Your task: Collect each line containing "this".

Data records:
..........
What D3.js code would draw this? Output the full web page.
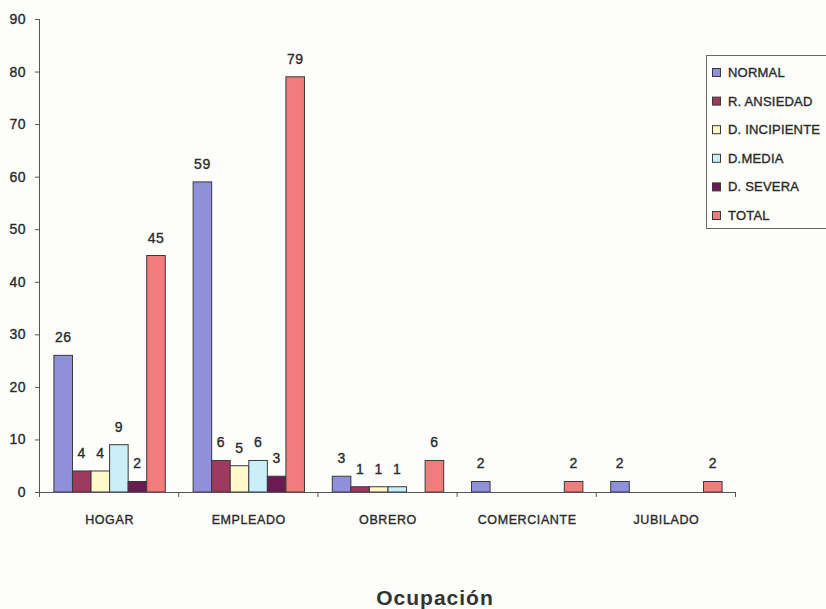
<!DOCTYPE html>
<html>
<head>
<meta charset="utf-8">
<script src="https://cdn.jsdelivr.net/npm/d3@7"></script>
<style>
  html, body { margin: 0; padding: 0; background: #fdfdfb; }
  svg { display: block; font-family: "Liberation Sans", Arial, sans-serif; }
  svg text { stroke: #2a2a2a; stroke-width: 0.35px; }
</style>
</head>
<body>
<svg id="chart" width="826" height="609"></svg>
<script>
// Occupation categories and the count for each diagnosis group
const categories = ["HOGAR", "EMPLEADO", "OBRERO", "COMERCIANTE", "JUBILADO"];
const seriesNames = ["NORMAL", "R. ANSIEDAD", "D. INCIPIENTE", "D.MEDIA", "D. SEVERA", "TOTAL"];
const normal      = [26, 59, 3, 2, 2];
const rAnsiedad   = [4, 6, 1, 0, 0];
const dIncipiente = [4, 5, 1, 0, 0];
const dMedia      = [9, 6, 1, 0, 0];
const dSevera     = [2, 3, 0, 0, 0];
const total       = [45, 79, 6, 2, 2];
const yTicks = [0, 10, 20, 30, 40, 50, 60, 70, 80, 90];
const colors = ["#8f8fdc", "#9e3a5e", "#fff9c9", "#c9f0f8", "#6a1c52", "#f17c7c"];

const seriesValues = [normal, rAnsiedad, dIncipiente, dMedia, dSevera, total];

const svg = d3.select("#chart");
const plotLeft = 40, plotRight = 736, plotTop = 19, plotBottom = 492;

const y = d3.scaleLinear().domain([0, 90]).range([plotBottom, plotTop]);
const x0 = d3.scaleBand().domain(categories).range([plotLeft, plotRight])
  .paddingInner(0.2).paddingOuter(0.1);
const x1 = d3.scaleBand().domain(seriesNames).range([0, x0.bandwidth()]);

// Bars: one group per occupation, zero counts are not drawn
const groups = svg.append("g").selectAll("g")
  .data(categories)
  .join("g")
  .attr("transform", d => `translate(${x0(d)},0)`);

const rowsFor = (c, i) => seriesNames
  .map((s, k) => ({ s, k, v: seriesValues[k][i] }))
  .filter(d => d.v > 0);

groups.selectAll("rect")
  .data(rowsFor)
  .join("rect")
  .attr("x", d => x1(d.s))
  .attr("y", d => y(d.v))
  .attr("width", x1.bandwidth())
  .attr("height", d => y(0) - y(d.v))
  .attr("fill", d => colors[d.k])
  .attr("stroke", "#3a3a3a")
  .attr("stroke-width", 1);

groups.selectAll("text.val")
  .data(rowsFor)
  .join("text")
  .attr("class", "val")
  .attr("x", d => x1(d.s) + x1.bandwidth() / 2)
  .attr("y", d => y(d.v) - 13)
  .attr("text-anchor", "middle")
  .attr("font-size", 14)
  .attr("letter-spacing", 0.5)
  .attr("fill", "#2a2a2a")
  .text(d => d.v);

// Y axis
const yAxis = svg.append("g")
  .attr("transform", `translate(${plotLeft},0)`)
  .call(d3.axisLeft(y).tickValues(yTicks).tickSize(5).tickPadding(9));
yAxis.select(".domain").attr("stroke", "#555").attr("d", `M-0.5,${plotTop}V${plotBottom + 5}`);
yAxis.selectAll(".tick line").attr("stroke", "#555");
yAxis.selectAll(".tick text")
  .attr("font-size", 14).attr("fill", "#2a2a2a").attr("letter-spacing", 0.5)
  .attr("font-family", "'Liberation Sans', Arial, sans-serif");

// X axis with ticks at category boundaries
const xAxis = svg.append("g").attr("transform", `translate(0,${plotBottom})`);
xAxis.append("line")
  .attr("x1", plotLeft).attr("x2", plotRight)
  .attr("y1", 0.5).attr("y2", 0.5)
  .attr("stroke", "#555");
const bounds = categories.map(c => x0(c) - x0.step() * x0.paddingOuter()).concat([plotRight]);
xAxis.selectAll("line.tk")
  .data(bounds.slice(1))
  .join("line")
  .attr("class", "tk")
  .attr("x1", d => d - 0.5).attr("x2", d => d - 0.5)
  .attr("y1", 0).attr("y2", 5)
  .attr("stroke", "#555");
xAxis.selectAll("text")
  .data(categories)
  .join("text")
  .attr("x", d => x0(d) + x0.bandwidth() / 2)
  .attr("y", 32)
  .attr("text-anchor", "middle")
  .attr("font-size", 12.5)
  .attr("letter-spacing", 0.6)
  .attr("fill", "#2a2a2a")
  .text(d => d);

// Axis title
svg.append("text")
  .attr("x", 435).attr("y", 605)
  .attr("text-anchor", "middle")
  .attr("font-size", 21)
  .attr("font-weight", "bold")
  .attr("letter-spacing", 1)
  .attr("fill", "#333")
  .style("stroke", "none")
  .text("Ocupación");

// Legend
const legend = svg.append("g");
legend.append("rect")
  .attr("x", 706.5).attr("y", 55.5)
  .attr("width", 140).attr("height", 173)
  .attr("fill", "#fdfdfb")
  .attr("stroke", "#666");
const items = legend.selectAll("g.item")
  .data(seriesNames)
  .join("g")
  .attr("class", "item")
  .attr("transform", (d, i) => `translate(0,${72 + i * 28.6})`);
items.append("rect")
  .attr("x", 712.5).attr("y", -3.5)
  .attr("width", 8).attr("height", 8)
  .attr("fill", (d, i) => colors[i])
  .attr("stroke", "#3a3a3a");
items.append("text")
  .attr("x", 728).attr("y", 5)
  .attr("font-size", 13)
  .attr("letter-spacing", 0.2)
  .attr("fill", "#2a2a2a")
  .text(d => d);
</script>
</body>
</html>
..........
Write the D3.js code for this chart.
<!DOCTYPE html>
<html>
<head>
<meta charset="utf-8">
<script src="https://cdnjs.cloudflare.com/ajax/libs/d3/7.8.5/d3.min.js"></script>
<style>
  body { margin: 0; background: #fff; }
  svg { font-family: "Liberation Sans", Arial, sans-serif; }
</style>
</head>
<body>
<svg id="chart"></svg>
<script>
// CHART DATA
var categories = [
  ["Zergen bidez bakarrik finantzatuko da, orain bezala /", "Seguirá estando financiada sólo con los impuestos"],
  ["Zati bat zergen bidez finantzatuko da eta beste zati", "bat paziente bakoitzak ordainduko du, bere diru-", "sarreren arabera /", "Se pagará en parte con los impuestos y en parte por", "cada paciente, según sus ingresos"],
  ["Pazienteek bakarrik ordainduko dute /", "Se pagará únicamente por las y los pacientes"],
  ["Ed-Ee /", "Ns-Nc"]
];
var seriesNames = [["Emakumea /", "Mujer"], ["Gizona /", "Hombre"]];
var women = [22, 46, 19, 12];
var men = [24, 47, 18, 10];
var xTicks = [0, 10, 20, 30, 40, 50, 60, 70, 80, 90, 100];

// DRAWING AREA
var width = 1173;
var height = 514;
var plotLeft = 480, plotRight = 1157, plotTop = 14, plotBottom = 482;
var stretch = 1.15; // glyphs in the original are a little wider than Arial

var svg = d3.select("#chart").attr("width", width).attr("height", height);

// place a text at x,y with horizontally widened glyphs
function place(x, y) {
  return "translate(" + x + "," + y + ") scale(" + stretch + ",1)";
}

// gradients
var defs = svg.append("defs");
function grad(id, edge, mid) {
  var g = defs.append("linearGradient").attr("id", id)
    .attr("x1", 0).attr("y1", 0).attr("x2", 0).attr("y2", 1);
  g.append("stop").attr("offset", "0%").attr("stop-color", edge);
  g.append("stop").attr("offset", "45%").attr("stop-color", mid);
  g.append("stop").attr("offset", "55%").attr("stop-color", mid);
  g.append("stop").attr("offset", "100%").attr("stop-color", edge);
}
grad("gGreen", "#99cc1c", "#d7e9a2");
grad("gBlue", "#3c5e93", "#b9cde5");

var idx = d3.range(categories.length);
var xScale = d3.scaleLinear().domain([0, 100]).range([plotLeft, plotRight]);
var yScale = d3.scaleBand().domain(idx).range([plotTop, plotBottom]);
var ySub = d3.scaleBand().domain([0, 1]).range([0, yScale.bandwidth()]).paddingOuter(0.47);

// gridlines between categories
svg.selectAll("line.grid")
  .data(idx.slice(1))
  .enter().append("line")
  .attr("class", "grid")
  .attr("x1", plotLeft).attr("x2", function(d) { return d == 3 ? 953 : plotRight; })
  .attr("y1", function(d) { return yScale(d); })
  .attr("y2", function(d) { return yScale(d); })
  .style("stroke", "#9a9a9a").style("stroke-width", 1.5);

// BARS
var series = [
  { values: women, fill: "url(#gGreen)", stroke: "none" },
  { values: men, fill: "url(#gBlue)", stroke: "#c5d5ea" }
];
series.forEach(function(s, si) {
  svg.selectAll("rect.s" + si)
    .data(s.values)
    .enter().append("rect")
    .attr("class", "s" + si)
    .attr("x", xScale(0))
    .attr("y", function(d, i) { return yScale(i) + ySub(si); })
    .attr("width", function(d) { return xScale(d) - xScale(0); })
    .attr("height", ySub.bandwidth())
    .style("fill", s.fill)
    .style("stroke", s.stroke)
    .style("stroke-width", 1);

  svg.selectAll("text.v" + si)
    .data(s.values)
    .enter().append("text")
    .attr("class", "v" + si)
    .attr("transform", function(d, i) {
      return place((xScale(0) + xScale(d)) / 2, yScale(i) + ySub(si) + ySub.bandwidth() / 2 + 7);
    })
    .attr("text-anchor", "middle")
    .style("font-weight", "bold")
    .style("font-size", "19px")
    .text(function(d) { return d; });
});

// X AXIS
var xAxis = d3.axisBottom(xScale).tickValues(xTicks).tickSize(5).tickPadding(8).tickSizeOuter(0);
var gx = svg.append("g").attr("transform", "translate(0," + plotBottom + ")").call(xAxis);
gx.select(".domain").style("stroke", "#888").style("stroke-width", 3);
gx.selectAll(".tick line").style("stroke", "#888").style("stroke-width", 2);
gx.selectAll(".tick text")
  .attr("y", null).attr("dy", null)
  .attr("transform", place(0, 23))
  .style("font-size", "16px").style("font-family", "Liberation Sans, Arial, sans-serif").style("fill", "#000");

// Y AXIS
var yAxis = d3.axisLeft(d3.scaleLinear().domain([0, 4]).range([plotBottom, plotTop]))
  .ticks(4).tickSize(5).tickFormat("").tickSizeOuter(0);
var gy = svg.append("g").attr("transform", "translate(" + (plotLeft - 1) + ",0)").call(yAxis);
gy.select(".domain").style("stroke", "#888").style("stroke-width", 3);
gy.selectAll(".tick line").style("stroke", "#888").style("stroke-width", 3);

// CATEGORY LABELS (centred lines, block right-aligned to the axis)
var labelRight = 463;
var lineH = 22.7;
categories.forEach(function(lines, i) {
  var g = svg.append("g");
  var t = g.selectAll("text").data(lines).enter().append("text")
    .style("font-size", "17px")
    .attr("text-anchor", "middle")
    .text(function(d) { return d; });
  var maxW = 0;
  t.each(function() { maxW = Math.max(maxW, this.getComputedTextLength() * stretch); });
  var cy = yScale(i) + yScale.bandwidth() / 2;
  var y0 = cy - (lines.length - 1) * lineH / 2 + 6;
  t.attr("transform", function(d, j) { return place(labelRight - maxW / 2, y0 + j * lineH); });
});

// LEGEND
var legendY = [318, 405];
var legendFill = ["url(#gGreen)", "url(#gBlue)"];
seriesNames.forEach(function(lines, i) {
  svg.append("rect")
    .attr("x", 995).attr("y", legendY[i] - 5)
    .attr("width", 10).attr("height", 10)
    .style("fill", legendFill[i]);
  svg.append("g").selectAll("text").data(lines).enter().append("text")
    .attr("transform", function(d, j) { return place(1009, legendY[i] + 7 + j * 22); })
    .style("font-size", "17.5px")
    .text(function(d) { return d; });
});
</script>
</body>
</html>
..........
Task answer:
What D3.js code would draw this? Output the full web page.
Write the D3.js code for this chart.
  t.each(function() { maxW = Math.max(maxW, this.getComputedTextLength() * stretch); });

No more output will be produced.